Staff at Sunderland College are striking over a row concerning their pay.

The University and College Union (UCU) said the dispute relates to proposals to cut the salaries of more than 150 lecturers by £10,000 and downgrade 70 per cent of its teaching workforce to inferior pay grades – with staff seeing a 25 to 30 per cent drop in their salary. This would breach nationally-agreed pay scales according to the Union.

In March the College announced it needed to save £2.26m in 2012/13 due to government funding cuts and that 36 people would be made redundant. It also stated that the cuts would mean it needed to review job descriptions for all teaching staff.

Since March it has been consulting employees about ways to make savings. Only pay cuts and redundancies are being put forward according to the Union, but the College disputes this.

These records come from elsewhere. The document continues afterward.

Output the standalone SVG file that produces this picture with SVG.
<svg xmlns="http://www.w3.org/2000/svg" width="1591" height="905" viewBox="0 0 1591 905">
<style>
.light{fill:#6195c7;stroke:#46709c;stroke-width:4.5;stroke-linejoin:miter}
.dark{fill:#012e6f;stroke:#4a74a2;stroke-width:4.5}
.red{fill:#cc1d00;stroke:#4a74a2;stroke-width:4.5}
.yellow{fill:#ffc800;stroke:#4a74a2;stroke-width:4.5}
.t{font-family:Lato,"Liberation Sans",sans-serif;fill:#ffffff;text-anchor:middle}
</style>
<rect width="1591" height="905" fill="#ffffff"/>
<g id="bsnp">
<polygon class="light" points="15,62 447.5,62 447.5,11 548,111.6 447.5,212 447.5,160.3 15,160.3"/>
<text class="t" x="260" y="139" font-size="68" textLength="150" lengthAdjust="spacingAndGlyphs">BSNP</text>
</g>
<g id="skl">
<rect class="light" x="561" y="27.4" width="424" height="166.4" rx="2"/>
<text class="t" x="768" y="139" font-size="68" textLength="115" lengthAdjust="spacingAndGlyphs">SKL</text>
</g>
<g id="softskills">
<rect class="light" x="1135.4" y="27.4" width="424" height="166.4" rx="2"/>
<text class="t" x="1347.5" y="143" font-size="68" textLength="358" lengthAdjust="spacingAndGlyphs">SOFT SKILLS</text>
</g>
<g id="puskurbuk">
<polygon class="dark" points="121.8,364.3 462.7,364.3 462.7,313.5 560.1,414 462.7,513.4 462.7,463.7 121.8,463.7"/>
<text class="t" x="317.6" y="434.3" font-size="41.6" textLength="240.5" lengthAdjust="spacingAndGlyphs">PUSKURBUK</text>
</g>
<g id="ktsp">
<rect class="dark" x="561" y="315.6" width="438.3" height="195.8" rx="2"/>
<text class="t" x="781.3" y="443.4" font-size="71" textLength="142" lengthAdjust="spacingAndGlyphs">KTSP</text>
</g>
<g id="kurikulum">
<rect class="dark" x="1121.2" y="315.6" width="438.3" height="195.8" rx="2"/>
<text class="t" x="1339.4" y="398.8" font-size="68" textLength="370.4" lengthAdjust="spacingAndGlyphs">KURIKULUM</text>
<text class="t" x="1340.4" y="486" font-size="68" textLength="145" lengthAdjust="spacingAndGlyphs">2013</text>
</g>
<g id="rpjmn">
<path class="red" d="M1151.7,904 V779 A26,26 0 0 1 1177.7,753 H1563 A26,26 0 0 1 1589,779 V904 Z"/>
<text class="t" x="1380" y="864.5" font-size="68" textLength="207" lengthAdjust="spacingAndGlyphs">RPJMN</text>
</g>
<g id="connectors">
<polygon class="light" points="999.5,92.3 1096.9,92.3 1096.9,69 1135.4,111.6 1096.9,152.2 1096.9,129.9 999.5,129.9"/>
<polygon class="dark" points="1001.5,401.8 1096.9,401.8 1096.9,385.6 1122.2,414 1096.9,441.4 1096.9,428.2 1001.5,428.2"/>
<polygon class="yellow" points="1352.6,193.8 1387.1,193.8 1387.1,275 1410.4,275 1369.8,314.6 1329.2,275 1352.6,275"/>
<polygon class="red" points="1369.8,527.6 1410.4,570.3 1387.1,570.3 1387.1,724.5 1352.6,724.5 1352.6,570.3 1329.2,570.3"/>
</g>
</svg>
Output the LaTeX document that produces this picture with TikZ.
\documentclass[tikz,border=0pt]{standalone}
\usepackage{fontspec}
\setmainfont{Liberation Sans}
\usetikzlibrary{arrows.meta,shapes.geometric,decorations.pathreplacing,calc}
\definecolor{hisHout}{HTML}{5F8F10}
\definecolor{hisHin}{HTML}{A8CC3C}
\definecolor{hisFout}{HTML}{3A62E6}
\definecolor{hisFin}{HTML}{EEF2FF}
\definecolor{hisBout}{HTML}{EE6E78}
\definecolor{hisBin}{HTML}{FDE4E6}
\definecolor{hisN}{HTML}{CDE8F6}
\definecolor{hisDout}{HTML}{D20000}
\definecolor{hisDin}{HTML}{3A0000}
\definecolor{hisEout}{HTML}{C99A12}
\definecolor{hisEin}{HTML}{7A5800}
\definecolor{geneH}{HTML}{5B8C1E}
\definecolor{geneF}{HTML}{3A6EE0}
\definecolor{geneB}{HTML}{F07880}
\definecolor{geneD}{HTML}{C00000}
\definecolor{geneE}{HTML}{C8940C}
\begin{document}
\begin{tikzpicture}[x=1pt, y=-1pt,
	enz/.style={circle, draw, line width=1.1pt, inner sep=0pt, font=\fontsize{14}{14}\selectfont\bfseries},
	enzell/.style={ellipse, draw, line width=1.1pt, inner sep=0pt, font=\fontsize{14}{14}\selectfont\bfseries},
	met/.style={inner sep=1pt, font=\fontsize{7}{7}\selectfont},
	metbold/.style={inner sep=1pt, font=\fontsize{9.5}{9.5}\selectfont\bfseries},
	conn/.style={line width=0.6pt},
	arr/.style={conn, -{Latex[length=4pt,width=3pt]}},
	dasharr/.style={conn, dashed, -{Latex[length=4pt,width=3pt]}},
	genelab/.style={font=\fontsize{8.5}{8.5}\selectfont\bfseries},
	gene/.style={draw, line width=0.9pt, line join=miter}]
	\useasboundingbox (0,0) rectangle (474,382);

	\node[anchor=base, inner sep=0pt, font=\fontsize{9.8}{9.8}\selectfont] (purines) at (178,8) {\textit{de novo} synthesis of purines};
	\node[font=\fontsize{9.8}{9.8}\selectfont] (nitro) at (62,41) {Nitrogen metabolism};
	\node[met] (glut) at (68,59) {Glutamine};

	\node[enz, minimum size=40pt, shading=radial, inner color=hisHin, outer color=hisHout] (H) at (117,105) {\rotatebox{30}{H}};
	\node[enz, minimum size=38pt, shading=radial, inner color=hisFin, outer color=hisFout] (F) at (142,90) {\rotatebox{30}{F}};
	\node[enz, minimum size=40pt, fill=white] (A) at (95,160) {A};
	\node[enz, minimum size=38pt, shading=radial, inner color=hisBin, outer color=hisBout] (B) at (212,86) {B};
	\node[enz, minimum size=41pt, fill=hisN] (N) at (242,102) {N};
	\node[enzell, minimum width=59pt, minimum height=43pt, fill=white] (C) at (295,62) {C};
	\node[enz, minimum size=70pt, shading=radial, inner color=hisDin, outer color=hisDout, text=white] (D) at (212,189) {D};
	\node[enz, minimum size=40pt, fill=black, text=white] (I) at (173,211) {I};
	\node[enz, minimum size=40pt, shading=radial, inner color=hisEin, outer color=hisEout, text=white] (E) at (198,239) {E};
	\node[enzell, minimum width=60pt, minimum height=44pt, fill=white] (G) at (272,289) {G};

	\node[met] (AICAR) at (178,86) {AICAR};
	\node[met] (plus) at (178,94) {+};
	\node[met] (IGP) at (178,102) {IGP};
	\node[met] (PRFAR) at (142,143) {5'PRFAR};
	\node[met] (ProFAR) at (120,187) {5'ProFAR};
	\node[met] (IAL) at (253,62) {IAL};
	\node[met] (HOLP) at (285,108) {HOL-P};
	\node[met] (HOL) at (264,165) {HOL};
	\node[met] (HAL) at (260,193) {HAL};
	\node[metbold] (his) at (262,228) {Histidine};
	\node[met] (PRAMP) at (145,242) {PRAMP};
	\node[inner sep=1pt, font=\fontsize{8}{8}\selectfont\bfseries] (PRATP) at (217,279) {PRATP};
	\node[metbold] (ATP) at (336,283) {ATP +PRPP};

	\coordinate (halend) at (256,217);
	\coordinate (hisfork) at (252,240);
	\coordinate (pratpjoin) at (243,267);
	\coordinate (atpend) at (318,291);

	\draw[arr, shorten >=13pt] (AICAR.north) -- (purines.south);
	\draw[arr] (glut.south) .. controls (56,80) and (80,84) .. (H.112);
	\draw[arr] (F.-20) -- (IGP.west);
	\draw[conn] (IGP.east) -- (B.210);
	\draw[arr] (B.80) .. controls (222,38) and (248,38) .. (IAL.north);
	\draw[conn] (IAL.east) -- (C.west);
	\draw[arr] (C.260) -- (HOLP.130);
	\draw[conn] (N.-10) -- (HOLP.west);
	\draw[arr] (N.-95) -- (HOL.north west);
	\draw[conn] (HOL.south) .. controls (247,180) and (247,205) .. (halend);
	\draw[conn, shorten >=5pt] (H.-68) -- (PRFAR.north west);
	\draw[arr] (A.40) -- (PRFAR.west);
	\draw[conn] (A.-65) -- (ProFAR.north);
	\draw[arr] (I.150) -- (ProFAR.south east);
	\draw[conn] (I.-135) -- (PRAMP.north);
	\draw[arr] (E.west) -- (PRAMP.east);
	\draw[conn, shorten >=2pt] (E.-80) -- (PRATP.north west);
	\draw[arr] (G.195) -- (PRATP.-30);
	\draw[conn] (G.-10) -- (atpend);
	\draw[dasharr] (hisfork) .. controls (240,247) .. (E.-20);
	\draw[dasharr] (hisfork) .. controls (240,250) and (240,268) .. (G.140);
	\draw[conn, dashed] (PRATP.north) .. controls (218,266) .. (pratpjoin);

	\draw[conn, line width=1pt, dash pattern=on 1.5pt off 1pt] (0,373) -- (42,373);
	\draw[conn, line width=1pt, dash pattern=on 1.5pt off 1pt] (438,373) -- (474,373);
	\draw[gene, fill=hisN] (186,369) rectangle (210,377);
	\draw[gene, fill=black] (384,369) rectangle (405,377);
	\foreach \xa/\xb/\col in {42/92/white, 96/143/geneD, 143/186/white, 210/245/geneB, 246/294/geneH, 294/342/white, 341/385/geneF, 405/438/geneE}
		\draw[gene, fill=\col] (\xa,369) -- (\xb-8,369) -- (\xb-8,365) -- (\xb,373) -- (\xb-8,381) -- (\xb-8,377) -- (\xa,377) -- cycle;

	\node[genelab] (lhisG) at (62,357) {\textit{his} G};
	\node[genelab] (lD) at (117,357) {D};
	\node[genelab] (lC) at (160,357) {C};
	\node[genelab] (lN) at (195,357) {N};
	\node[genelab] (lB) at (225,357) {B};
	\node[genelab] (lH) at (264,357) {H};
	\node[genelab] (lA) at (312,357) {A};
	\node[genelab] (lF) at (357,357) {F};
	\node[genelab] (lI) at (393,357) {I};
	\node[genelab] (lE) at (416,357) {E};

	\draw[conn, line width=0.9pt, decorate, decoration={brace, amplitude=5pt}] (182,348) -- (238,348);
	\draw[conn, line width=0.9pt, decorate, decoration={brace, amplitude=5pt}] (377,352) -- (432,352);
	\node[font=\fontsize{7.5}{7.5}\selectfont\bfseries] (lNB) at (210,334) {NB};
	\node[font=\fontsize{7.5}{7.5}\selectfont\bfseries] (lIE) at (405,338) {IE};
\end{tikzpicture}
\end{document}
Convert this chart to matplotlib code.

It said that these are the initial proposals that have been put on the table for discussion and that there are other suggestions.

Nine out of ten members of the UCU voted to take strike action and over three-quarters backed action short of a strike, which would see members working to contract and not fulfilling the other duties they take on in addition to their contracted work.  The Union expects 250 people to take part.

Nobody wants to take strike action but members will not sit by while their pay and conditions are attacked”

Angela O’Donoghue, principal of Sunderland College, said: “The College is looking at lots of different ways to save money and cutting lecturers’ pay is just one of them – we want to work with the unions, not against them.”

The principal stated that the College is also “committed to working with unions to reduce the need for compulsory redundancies through a programme of voluntary redundancies.”

She added: “All proposals put forward are a starting point and talks are on-going. We want to work in a positive way with the unions to mitigate the impact on individuals.”

The Union is angry because they believe staff are shouldering too much of the burden.

They point to agency staff as an area where savings could be made, as they say that the College spent £2 million on this in the last financial year.

In response, Ms O’Donoghue stated: “All colleges have to turn to specialists in some fields as they do not have the necessary skills in their own teams, for example IT experts, architects and designers. In addition we do need to use the flexibility of agency staffing to cover sickness absence and other short term programmes were funding is provided on an adhoc basis.

“This is normal practice for colleges and for all professional businesses, however as part of the College’s strategic plan we aim to reduce these costs.”

UCU regional official, Iain Owens, said: “Nobody wants to take strike action but members will not sit by while their pay and conditions are attacked in this punitive way. The college cannot afford to dismiss this result and should be looking to work with us instead of finding excuses to deliver teaching on the cheap.

“Breaching nationally agreed pay scales is not in the long-term interest of the institution. It will succeed only in destroying morale and deterring the best and the brightest from wanting to come and work at a college where they will be paid far less than the national average.”